-- What is required --
Output all of the data below exactly as given.

-- Source material --
········

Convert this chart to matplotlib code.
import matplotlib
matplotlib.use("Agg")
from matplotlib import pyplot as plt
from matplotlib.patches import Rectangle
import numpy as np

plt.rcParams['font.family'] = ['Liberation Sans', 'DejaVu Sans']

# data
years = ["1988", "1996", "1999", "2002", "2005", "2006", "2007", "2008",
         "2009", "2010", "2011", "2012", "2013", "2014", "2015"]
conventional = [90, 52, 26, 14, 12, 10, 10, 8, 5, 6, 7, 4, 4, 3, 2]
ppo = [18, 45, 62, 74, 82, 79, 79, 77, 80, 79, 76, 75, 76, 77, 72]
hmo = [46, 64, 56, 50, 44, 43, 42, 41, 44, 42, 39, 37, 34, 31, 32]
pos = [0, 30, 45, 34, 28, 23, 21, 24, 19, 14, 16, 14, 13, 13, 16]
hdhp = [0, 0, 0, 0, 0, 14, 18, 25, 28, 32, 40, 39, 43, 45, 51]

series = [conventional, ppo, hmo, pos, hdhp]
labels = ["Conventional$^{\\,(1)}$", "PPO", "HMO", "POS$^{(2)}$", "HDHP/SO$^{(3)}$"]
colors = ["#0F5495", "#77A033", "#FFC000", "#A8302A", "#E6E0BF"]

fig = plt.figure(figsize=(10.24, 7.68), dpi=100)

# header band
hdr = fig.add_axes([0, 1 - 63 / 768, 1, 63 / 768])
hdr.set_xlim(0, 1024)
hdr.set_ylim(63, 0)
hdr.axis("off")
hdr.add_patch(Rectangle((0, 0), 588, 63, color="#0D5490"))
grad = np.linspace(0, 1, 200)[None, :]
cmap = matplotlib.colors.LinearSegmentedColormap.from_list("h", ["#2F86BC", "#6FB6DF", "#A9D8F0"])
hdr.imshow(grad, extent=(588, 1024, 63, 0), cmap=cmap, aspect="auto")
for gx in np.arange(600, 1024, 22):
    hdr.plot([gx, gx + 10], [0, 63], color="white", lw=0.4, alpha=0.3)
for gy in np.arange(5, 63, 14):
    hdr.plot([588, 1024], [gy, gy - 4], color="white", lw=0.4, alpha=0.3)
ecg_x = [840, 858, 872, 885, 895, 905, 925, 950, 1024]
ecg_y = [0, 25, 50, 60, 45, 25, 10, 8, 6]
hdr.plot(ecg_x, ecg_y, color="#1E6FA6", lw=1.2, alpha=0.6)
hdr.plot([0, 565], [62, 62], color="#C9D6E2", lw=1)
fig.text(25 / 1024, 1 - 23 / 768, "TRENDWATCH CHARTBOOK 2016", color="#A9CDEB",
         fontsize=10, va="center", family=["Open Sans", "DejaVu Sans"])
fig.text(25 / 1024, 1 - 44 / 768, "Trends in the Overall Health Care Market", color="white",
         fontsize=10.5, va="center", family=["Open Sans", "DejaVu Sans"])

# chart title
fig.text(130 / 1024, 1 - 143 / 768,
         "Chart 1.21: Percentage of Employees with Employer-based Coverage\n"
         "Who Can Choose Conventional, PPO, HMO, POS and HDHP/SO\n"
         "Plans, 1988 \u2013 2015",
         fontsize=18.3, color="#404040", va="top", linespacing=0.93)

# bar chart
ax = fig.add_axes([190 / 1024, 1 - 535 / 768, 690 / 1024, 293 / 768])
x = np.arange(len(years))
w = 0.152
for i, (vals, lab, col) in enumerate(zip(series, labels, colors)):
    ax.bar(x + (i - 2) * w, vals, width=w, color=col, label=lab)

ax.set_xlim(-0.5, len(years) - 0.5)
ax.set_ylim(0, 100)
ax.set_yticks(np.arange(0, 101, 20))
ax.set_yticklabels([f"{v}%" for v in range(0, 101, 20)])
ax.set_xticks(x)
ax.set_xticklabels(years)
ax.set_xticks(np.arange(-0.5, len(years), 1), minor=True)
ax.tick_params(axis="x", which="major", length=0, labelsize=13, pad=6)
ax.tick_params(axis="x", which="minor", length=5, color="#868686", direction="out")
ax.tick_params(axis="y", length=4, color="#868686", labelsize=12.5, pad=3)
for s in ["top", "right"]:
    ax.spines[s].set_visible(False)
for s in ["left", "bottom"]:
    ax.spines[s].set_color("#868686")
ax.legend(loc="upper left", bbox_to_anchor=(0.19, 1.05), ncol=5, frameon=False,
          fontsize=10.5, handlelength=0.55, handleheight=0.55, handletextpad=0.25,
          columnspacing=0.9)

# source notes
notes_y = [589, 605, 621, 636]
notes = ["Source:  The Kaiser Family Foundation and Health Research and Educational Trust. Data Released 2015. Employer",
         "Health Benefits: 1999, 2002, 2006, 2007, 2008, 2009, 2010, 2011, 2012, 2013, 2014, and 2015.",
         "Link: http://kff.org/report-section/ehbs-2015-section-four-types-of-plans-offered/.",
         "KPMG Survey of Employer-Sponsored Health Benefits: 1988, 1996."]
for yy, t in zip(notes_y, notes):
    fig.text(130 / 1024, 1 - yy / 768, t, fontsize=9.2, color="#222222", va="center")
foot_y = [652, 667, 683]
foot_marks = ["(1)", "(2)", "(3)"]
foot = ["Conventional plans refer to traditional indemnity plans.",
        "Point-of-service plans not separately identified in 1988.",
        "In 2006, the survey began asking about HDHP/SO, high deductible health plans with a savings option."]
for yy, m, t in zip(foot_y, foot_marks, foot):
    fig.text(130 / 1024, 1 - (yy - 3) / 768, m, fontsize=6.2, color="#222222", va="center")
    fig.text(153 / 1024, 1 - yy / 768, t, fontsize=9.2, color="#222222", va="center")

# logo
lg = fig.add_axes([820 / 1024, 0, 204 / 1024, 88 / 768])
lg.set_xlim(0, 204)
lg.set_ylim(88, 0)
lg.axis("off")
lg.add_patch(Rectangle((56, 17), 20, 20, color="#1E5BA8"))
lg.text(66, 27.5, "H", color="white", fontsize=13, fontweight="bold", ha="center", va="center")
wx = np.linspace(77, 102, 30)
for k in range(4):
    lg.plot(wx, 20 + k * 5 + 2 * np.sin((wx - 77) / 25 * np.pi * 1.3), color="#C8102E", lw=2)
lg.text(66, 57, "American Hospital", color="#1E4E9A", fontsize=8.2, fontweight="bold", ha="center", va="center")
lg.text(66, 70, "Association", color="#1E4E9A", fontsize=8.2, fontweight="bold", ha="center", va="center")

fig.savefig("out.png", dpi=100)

········

-- Exercise response --
Convert this chart to matplotlib code.
import matplotlib
matplotlib.use("Agg")
from matplotlib import pyplot as plt
from matplotlib.patches import Rectangle
import numpy as np

plt.rcParams['font.family'] = ['Liberation Sans', 'DejaVu Sans']

# data
years = ["1988", "1996", "1999", "2002", "2005", "2006", "2007", "2008",
         "2009", "2010", "2011", "2012", "2013", "2014", "2015"]
conventional = [90, 52, 26, 14, 12, 10, 10, 8, 5, 6, 7, 4, 4, 3, 2]
ppo = [18, 45, 62, 74, 82, 79, 79, 77, 80, 79, 76, 75, 76, 77, 72]
hmo = [46, 64, 56, 50, 44, 43, 42, 41, 44, 42, 39, 37, 34, 31, 32]
pos = [0, 30, 45, 34, 28, 23, 21, 24, 19, 14, 16, 14, 13, 13, 16]
hdhp = [0, 0, 0, 0, 0, 14, 18, 25, 28, 32, 40, 39, 43, 45, 51]

series = [conventional, ppo, hmo, pos, hdhp]
labels = ["Conventional$^{\\,(1)}$", "PPO", "HMO", "POS$^{(2)}$", "HDHP/SO$^{(3)}$"]
colors = ["#0F5495", "#77A033", "#FFC000", "#A8302A", "#E6E0BF"]

fig = plt.figure(figsize=(10.24, 7.68), dpi=100)

# header band
hdr = fig.add_axes([0, 1 - 63 / 768, 1, 63 / 768])
hdr.set_xlim(0, 1024)
hdr.set_ylim(63, 0)
hdr.axis("off")
hdr.add_patch(Rectangle((0, 0), 588, 63, color="#0D5490"))
grad = np.linspace(0, 1, 200)[None, :]
cmap = matplotlib.colors.LinearSegmentedColormap.from_list("h", ["#2F86BC", "#6FB6DF", "#A9D8F0"])
hdr.imshow(grad, extent=(588, 1024, 63, 0), cmap=cmap, aspect="auto")
for gx in np.arange(600, 1024, 22):
    hdr.plot([gx, gx + 10], [0, 63], color="white", lw=0.4, alpha=0.3)
for gy in np.arange(5, 63, 14):
    hdr.plot([588, 1024], [gy, gy - 4], color="white", lw=0.4, alpha=0.3)
ecg_x = [840, 858, 872, 885, 895, 905, 925, 950, 1024]
ecg_y = [0, 25, 50, 60, 45, 25, 10, 8, 6]
hdr.plot(ecg_x, ecg_y, color="#1E6FA6", lw=1.2, alpha=0.6)
hdr.plot([0, 565], [62, 62], color="#C9D6E2", lw=1)
fig.text(25 / 1024, 1 - 23 / 768, "TRENDWATCH CHARTBOOK 2016", color="#A9CDEB",
         fontsize=10, va="center", family=["Open Sans", "DejaVu Sans"])
fig.text(25 / 1024, 1 - 44 / 768, "Trends in the Overall Health Care Market", color="white",
         fontsize=10.5, va="center", family=["Open Sans", "DejaVu Sans"])

# chart title
fig.text(130 / 1024, 1 - 143 / 768,
         "Chart 1.21: Percentage of Employees with Employer-based Coverage\n"
         "Who Can Choose Conventional, PPO, HMO, POS and HDHP/SO\n"
         "Plans, 1988 \u2013 2015",
         fontsize=18.3, color="#404040", va="top", linespacing=0.93)

# bar chart
ax = fig.add_axes([190 / 1024, 1 - 535 / 768, 690 / 1024, 293 / 768])
x = np.arange(len(years))
w = 0.152
for i, (vals, lab, col) in enumerate(zip(series, labels, colors)):
    ax.bar(x + (i - 2) * w, vals, width=w, color=col, label=lab)

ax.set_xlim(-0.5, len(years) - 0.5)
ax.set_ylim(0, 100)
ax.set_yticks(np.arange(0, 101, 20))
ax.set_yticklabels([f"{v}%" for v in range(0, 101, 20)])
ax.set_xticks(x)
ax.set_xticklabels(years)
ax.set_xticks(np.arange(-0.5, len(years), 1), minor=True)
ax.tick_params(axis="x", which="major", length=0, labelsize=13, pad=6)
ax.tick_params(axis="x", which="minor", length=5, color="#868686", direction="out")
ax.tick_params(axis="y", length=4, color="#868686", labelsize=12.5, pad=3)
for s in ["top", "right"]:
    ax.spines[s].set_visible(False)
for s in ["left", "bottom"]:
    ax.spines[s].set_color("#868686")
ax.legend(loc="upper left", bbox_to_anchor=(0.19, 1.05), ncol=5, frameon=False,
          fontsize=10.5, handlelength=0.55, handleheight=0.55, handletextpad=0.25,
          columnspacing=0.9)

# source notes
notes_y = [589, 605, 621, 636]
notes = ["Source:  The Kaiser Family Foundation and Health Research and Educational Trust. Data Released 2015. Employer",
         "Health Benefits: 1999, 2002, 2006, 2007, 2008, 2009, 2010, 2011, 2012, 2013, 2014, and 2015.",
         "Link: http://kff.org/report-section/ehbs-2015-section-four-types-of-plans-offered/.",
         "KPMG Survey of Employer-Sponsored Health Benefits: 1988, 1996."]
for yy, t in zip(notes_y, notes):
    fig.text(130 / 1024, 1 - yy / 768, t, fontsize=9.2, color="#222222", va="center")
foot_y = [652, 667, 683]
foot_marks = ["(1)", "(2)", "(3)"]
foot = ["Conventional plans refer to traditional indemnity plans.",
        "Point-of-service plans not separately identified in 1988.",
        "In 2006, the survey began asking about HDHP/SO, high deductible health plans with a savings option."]
for yy, m, t in zip(foot_y, foot_marks, foot):
    fig.text(130 / 1024, 1 - (yy - 3) / 768, m, fontsize=6.2, color="#222222", va="center")
    fig.text(153 / 1024, 1 - yy / 768, t, fontsize=9.2, color="#222222", va="center")

# logo
lg = fig.add_axes([820 / 1024, 0, 204 / 1024, 88 / 768])
lg.set_xlim(0, 204)
lg.set_ylim(88, 0)
lg.axis("off")
lg.add_patch(Rectangle((56, 17), 20, 20, color="#1E5BA8"))
lg.text(66, 27.5, "H", color="white", fontsize=13, fontweight="bold", ha="center", va="center")
wx = np.linspace(77, 102, 30)
for k in range(4):
    lg.plot(wx, 20 + k * 5 + 2 * np.sin((wx - 77) / 25 * np.pi * 1.3), color="#C8102E", lw=2)
lg.text(66, 57, "American Hospital", color="#1E4E9A", fontsize=8.2, fontweight="bold", ha="center", va="center")
lg.text(66, 70, "Association", color="#1E4E9A", fontsize=8.2, fontweight="bold", ha="center", va="center")

fig.savefig("out.png", dpi=100)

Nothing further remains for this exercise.